● What you should do:
Take the lines from the top down to and including the one with "plt.rcParams['font.family'] = ['Liberation" and repeat them exactly. Omit images.

------------------------------------------------

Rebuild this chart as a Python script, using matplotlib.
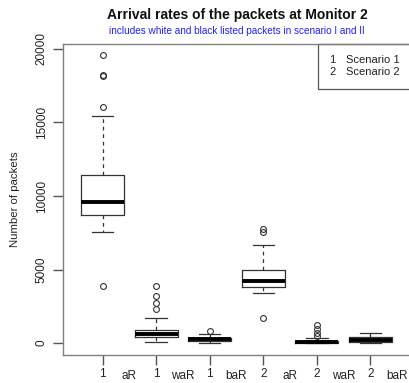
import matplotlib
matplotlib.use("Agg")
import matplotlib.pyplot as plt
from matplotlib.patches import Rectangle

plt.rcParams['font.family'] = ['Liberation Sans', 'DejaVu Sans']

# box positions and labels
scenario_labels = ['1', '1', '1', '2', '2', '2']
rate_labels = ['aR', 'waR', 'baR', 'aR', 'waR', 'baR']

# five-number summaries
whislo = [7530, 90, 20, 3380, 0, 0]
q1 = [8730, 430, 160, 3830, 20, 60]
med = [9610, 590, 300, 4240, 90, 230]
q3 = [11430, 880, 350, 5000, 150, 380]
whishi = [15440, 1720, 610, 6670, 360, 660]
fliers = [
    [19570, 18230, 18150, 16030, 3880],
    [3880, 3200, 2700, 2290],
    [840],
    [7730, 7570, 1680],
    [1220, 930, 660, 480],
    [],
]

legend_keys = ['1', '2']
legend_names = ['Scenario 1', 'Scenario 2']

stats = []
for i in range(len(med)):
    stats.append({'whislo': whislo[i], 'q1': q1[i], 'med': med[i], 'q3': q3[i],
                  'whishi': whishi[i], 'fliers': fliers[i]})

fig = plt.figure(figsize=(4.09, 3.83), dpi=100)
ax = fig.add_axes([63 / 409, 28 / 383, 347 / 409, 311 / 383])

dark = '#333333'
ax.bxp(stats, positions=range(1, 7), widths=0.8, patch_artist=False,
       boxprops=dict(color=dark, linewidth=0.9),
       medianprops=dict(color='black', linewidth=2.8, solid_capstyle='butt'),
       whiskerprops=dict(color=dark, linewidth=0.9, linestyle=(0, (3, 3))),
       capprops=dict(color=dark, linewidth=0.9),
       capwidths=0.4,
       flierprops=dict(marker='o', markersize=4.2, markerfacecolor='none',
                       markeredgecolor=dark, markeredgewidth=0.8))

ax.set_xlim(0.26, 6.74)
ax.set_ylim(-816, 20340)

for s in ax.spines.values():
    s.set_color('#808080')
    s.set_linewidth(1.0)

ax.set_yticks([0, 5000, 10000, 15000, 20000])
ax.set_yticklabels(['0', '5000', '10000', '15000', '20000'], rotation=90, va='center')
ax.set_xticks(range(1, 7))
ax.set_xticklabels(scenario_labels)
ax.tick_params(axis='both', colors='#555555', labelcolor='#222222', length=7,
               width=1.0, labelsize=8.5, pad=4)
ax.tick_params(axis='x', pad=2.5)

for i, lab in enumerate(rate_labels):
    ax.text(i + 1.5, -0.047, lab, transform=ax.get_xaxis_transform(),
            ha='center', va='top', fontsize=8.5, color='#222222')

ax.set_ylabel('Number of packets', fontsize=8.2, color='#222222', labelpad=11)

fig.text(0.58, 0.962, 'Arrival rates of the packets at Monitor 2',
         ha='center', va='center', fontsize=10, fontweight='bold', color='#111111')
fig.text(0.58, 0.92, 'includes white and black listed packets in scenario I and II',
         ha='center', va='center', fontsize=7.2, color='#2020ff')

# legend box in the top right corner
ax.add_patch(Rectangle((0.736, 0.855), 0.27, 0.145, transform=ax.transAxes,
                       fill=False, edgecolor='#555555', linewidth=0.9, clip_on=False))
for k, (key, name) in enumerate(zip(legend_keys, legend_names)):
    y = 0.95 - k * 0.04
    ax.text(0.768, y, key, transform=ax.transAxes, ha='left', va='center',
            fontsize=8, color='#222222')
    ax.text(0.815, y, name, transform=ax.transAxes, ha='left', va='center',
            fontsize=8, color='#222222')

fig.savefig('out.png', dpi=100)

------------------------------------------------

● Answer in full:
Rebuild this chart as a Python script, using matplotlib.
import matplotlib
matplotlib.use("Agg")
import matplotlib.pyplot as plt
from matplotlib.patches import Rectangle

plt.rcParams['font.family'] = ['Liberation Sans', 'DejaVu Sans']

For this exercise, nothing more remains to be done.